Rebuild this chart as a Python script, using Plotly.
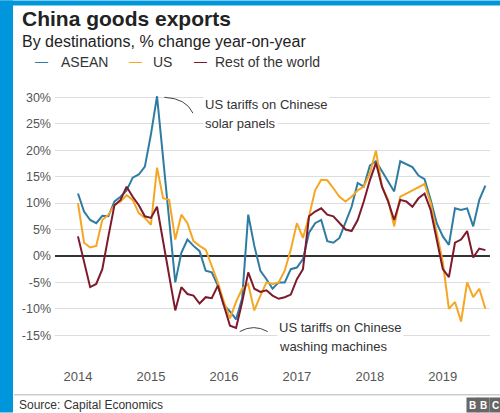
import plotly.graph_objects as go

# Monthly data, Jan 2014 .. Aug 2019 (% change y/y)
months = list(range(68))
asean = [11.8, 8.4, 6.8, 6.2, 7.6, 7.5, 10.3, 11.2, 12.4, 14.8, 15.4, 16.9,
         23.0, 30.2, 18.5, 6.8, -5.0, 0.6, 3.1, 1.9, 0.9, -2.8, -3.1, -5.6,
         -9.3, -10.5, -12.0, -8.0, 7.8, 1.9, -2.8, -4.4, -6.2, -5.0, -5.0, -2.5,
         -2.2, -0.6, 4.4, 6.2, 6.8, 2.8, 2.5, 3.4, 6.2, 9.3, 13.8, 13.1,
         17.1, 17.9, 16.0, 14.2, 12.2, 17.9, 17.4, 16.8, 15.2, 14.5, 10.6, 6.2,
         3.7, 2.1, 9.0, 8.7, 9.0, 5.6, 10.6, 13.3]
us = [10.0, 2.5, 1.6, 1.9, 6.8, 7.8, 9.6, 10.3, 11.5, 10.6, 8.1, 7.2,
      5.9, 16.7, 10.9, 10.6, 3.1, 7.8, 6.2, 2.8, 1.9, 1.2, -1.9, -5.0,
      -8.7, -11.8, -8.7, -6.2, -5.3, -10.3, -7.5, -5.0, -5.3, -5.0, -2.8, 1.2,
      6.2, 3.4, 7.5, 12.4, 14.4, 14.3, 12.8, 11.2, 10.3, 11.2, 12.4, 13.1,
      15.6, 19.9, 13.1, 10.6, 5.6, 11.2, 11.8, 12.4, 13.1, 13.6, 10.0, 4.4,
      -1.2, -10.0, -8.7, -12.4, -5.0, -7.8, -6.2, -10.0]
rest = [3.7, -1.2, -5.9, -5.3, -2.5, 3.7, 9.6, 10.6, 13.1, 11.2, 9.6, 7.5,
        7.2, 9.3, 2.8, -3.8, -10.3, -5.9, -7.2, -7.5, -9.0, -7.8, -8.0, -5.6,
        -9.3, -13.2, -13.6, -8.7, -3.1, -6.2, -6.8, -6.5, -7.5, -8.1, -7.8, -7.3,
        -4.4, -2.5, 7.5, 8.4, 9.0, 7.8, 7.5, 6.2, 5.0, 4.7, 6.8, 10.3,
        14.3, 17.6, 13.1, 10.3, 6.8, 10.6, 10.3, 9.3, 10.9, 11.8, 8.7, 3.1,
        -2.5, -4.0, 2.5, 3.1, 4.7, -0.3, 1.4, 1.1]

series_names = ["ASEAN", "US", "Rest of the world"]
series_colors = ["#2f7ca3", "#f5a623", "#7d1a2c"]
year_ticks = [0, 12, 24, 36, 48, 60]
year_labels = ["2014", "2015", "2016", "2017", "2018", "2019"]
y_ticks = [-15, -10, -5, 0, 5, 10, 15, 20, 25, 30]
y_labels = [f"{v}%" for v in y_ticks]

FONT = "Liberation Sans, Arial, sans-serif"
W, H = 500, 413
L, R = 55, 490          # plot area left/right in px
T, B = 91.7, 367.3      # plot area top/bottom in px


def px(x):
    return (x - L) / (R - L)


def py(y):
    return (B - y) / (B - T)


fig = go.Figure()
for name, vals, col in zip(series_names, [asean, us, rest], series_colors):
    fig.add_trace(go.Scatter(x=months, y=vals, mode="lines", name=name,
                             line=dict(color=col, width=2), showlegend=False))

fig.update_layout(
    width=W, height=H,
    margin=dict(l=L, r=W - R, t=T, b=H - B, pad=0),
    paper_bgcolor="white", plot_bgcolor="white",
    font=dict(family=FONT, color="#555555"),
    xaxis=dict(range=[-3.78, 67.76], tickvals=year_ticks, ticktext=year_labels,
               showgrid=False, zeroline=False, showline=False, ticks="",
               tickfont=dict(size=13, color="#555555")),
    yaxis=dict(range=[-21, 31], tickvals=y_ticks, ticktext=y_labels,
               showgrid=True, gridcolor="#dddddd", gridwidth=1,
               zeroline=True, zerolinecolor="#333333", zerolinewidth=1.5,
               showline=False, ticks="", ticklabelstandoff=3,
               tickfont=dict(size=12.5, color="#555555")),
)

annotations = []
# Title / subtitle
annotations.append(dict(text="<b>China goods exports</b>", x=px(20), y=py(18),
                        xref="paper", yref="paper", xanchor="left", yanchor="middle",
                        showarrow=False, font=dict(size=21, color="#222222", family=FONT)))
annotations.append(dict(text="By destinations, % change year-on-year", x=px(20), y=py(41),
                        xref="paper", yref="paper", xanchor="left", yanchor="middle",
                        showarrow=False, font=dict(size=16, color="#222222", family=FONT)))
# Legend
leg_dash_x = [33, 127, 192]
leg_text_x = [59, 151, 213]
for name, col, dx, tx in zip(series_names, series_colors, leg_dash_x, leg_text_x):
    annotations.append(dict(text="—", x=px(dx), y=py(61), xref="paper", yref="paper",
                            xanchor="left", yanchor="middle", showarrow=False,
                            font=dict(size=13, color=col, family=FONT)))
    annotations.append(dict(text=name, x=px(tx), y=py(62), xref="paper", yref="paper",
                            xanchor="left", yanchor="middle", showarrow=False,
                            font=dict(size=14, color="#333333", family=FONT)))
# Event labels
ann_font = dict(size=13, color="#333333", family=FONT)
for txt, y in [("US tariffs on Chinese", 104), ("solar panels", 123)]:
    annotations.append(dict(text=txt, x=px(203), y=py(y), xref="paper", yref="paper",
                            xanchor="left", yanchor="middle", showarrow=False,
                            font=ann_font, bgcolor="white"))
for txt, y in [("US tariffs on Chinese", 328), ("washing machines", 347)]:
    annotations.append(dict(text=txt, x=px(277), y=py(y), xref="paper", yref="paper",
                            xanchor="left", yanchor="middle", showarrow=False,
                            font=ann_font, bgcolor="white"))
# Footer
annotations.append(dict(text="Source: Capital Economics", x=px(17), y=py(405),
                        xref="paper", yref="paper", xanchor="left", yanchor="middle",
                        showarrow=False, font=dict(size=12, color="#333333", family=FONT)))
for i, letter in enumerate("BBC"):
    annotations.append(dict(text=f"<b>{letter}</b>", x=px(472 + i * 11.5), y=py(405),
                            xref="paper", yref="paper", xanchor="center", yanchor="middle",
                            showarrow=False, bgcolor="#666666", width=9, height=12,
                            font=dict(size=10, color="white", family=FONT)))
fig.update_layout(annotations=annotations)

shapes = []
# Annotation connectors (curved)
shapes.append(dict(type="path", xref="x", yref="y",
                   path="M 14.2,30.0 Q 17.8,29.8 18.9,27.0",
                   line=dict(color="#444444", width=1)))
shapes.append(dict(type="path", xref="x", yref="y",
                   path="M 26.6,-14.3 Q 28.9,-12.8 31.2,-14.3",
                   line=dict(color="#444444", width=1)))
# Footer separator
shapes.append(dict(type="line", xref="paper", yref="paper", x0=px(14), x1=px(500),
                   y0=py(395), y1=py(395), line=dict(color="#cccccc", width=1.5)))
# Blue frame
shapes.append(dict(type="rect", xref="paper", yref="paper", x0=px(0), x1=px(13),
                   y0=py(413), y1=py(0), fillcolor="#0096db", line=dict(width=0), layer="above"))
shapes.append(dict(type="rect", xref="paper", yref="paper", x0=px(0), x1=px(500),
                   y0=py(5), y1=py(0), fillcolor="#0096db", line=dict(width=0), layer="above"))
fig.update_layout(shapes=shapes)

fig.write_html("out.html", include_plotlyjs=True, config={"displayModeBar": False})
□ □ □ □
TASK: Restate exactly, please, only the lines between the start of the data and the line containing "import plotly.graph_objects as go", both ends included, skipping the pictures.

TASK OUTPUT:
Rebuild this chart as a Python script, using Plotly.
import plotly.graph_objects as go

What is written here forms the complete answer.